What Arizona Actually Requires
Arizona does not run a statewide periodic safety inspection program for ordinary passenger vehicles the way some northeastern states do. What Arizona does require, in the Phoenix and Tucson metro areas, is periodic emissions testing for many vehicles as a condition of registration. A hybrid like the Corolla Hybrid still falls under registration requirements, and emissions rules focus on tailpipe and evaporative systems rather than glass.
So does that mean cracked rear glass is irrelevant in Arizona? Not at all. The absence of a glass-specific inspection station does not mean the law ignores visibility. Arizona's traffic and equipment statutes require that a vehicle be maintained in safe operating condition, and an officer who observes obstructed vision, dangerous broken glass, or an unsafe equipment condition can issue a citation during a traffic stop. In other words, the enforcement happens on the road, not in a testing bay.
The Registration Connection in Arizona
Where this becomes a registration problem is indirect but real. If a vehicle accumulates equipment violations, or if damage is severe enough that an officer deems the car unsafe, you can be cited and ordered to correct the defect. Driving with a back window that is missing entirely, or so badly fractured that glass is falling out or the rear view is obstructed, invites exactly that kind of attention. Keeping the Corolla Hybrid in clearly roadworthy condition is the simplest way to avoid the whole chain of events.
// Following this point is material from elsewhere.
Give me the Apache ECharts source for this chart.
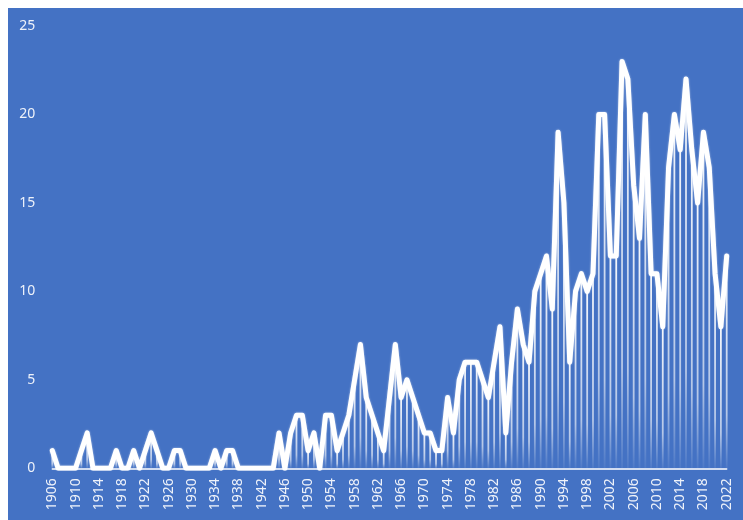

What Florida Actually Requires
Florida discontinued its mandatory periodic motor vehicle safety inspection program decades ago. There is no annual safety sticker for a standard passenger car, and there is no statewide emissions test for most private vehicles. That surprises a lot of drivers who moved from states with strict inspection lanes.
But here, too, "no inspection program" is very different from "anything goes." Florida law requires vehicles operated on public roads to meet equipment and safety standards, and it specifically addresses windows, windshields, and obstructions to the driver's view. Law enforcement enforces these standards through traffic stops. An officer who sees a hazardously broken rear window, glass shedding onto the roadway, or a view obstruction can act on it. So in practice, Florida's standard is enforced in motion rather than at a fixed appointment.
How a Stop Becomes a Problem in Florida
A correctable equipment violation in Florida can come with a requirement to fix the issue and show proof of repair. For a Corolla Hybrid owner, that means a damaged back window that draws a citation isn't resolved by paying a fee and forgetting it — the underlying defect still needs to be corrected. Prompt replacement closes the loop and keeps the car squarely within the rules.
When a Crack Crosses the Line Into a Citable Violation
Most drivers want a clear answer: at what point does damage stop being a cosmetic nuisance and start being a legal liability? While neither Arizona nor Florida publishes a tidy crack-length chart for rear glass the way some discussions imagine, the practical thresholds officers and technicians look at are consistent and based on safety and visibility.
- Obstructed rearward vision: Cracks, shattering, or spidered impact zones that sit within the area you use through the interior mirror are the most serious. If the damage degrades what you can see behind you, it is far more likely to be treated as a genuine safety problem.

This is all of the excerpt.